Rational design of functional crystalline materials through molecular-level control remains a pivotal challenge in materials chemistry. While cation engineering has been extensively studied, the systematic exploitation of anion geometry as a structural “template” to modulate macroscopic optical anisotropy remains underexplored. Herein, we implement an anion-driven structural evolution strategy by pairing a high-polarizability organic cation, C10H8NO2+, with anions of divergent geometries: spherical (Cl–), planar (NO3–), and polyhedral (SiF62–).
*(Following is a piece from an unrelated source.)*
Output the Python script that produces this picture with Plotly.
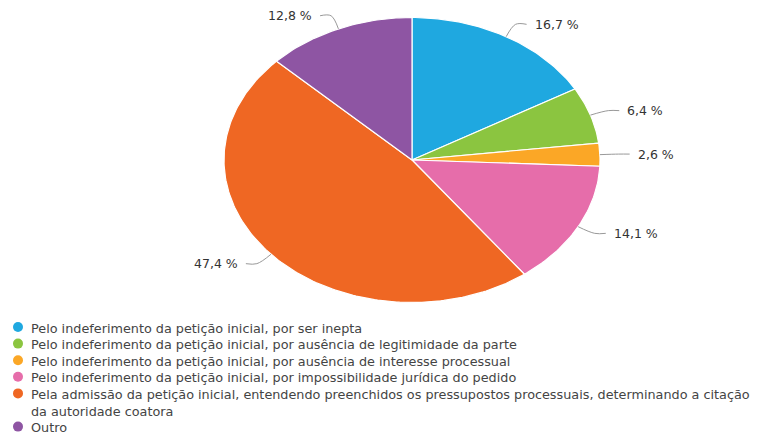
import numpy as np
import plotly.graph_objects as go

# Data
labels = [
    "Pelo indeferimento da petição inicial, por ser inepta",
    "Pelo indeferimento da petição inicial, por ausência de legitimidade da parte",
    "Pelo indeferimento da petição inicial, por ausência de interesse processual",
    "Pelo indeferimento da petição inicial, por impossibilidade jurídica do pedido",
    "Pela admissão da petição inicial, entendendo preenchidos os pressupostos processuais, determinando a citação<br>da autoridade coatora",
    "Outro",
]
values = [16.7, 6.4, 2.6, 14.1, 47.4, 12.8]
value_text = ["16,7 %", "6,4 %", "2,6 %", "14,1 %", "47,4 %", "12,8 %"]
colors = ["#1fa8e0", "#8bc540", "#fba726", "#e66daa", "#ef6723", "#8e55a3"]

# Pie geometry (pixel coordinates, the pie is drawn slightly elliptical)
cx, cy, rx, ry = 412, 160, 188, 142.5

fig = go.Figure()

total = sum(values)
start = 0.0
for lab, val, txt, col in zip(labels, values, value_text, colors):
    a0 = start / total * 2 * np.pi
    a1 = (start + val) / total * 2 * np.pi
    start += val
    t = np.linspace(a0, a1, max(int((a1 - a0) * 60), 4))
    xs = np.concatenate([[cx], cx + rx * np.sin(t), [cx]])
    ys = np.concatenate([[cy], cy - ry * np.cos(t), [cy]])
    fig.add_trace(go.Scatter(x=xs, y=ys, mode="lines", fill="toself",
                             fillcolor=col, line=dict(color="white", width=1.2),
                             hoverinfo="skip", showlegend=False))

    # leader line and label
    m = (a0 + a1) / 2
    ex, ey = cx + rx * np.sin(m), cy - ry * np.cos(m)
    kx, ky = cx + rx * 1.1 * np.sin(m), cy - ry * 1.1 * np.cos(m)
    side = 1 if np.sin(m) >= 0 else -1
    hx = kx + side * 11
    fig.add_trace(go.Scatter(x=[ex, kx, hx], y=[ey, ky, ky], mode="lines",
                             line=dict(color="#999999", width=1, shape="spline"),
                             hoverinfo="skip", showlegend=False))
    fig.add_annotation(x=hx + side * 6, y=ky, text=txt, showarrow=False,
                       xanchor="left" if side > 0 else "right", yanchor="middle",
                       font=dict(family="DejaVu Sans", size=12.5, color="#333333"))

# Custom legend
row_h = 16.6
y = 327
for lab, col in zip(labels, colors):
    fig.add_trace(go.Scatter(x=[18], y=[y], mode="markers",
                             marker=dict(color=col, size=10),
                             hoverinfo="skip", showlegend=False))
    fig.add_annotation(x=29, y=y - 8.5, text=lab, showarrow=False,
                       xanchor="left", yanchor="top", align="left",
                       font=dict(family="DejaVu Sans", size=12.8, color="#444444"))
    y += row_h * (lab.count("<br>") + 1)

# page body has an 8px margin, so the axes start at 8 to keep pixel coordinates
fig.update_layout(
    width=759,
    height=434,
    margin=dict(l=0, r=0, t=0, b=0),
    paper_bgcolor="white",
    plot_bgcolor="white",
    xaxis=dict(range=[8, 767], visible=False, fixedrange=True),
    yaxis=dict(range=[442, 8], visible=False, fixedrange=True),
)

fig.write_html("out.html")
This evolution in the anionic configuration successfully steers the crystal packing from large-angle staggered to perfectly parallel alignment. Consequently, three novel UV birefringent crystals─C10H8NO2Cl·H2O (1), C10H8NO2NO3 (2), and C10H8NO22SiF6·2H2O (3)─were synthesized. Notably, compound 3 exhibits a giant birefringence of 0.79 at 550 nm, significantly outperforming compounds 1 (0.31) and 2 (0.33) while maintaining a short UV cutoff edge (354 nm). Structural-property analysis reveals that the dimensional evolution of anions effectively modulates the alignment of optically active groups and the intermolecular stacking, thereby governing the macroscopic optical anisotropy. This work provides a quantitative mechanism-driven framework for the targeted design of high-performance optical materials via anion engineering.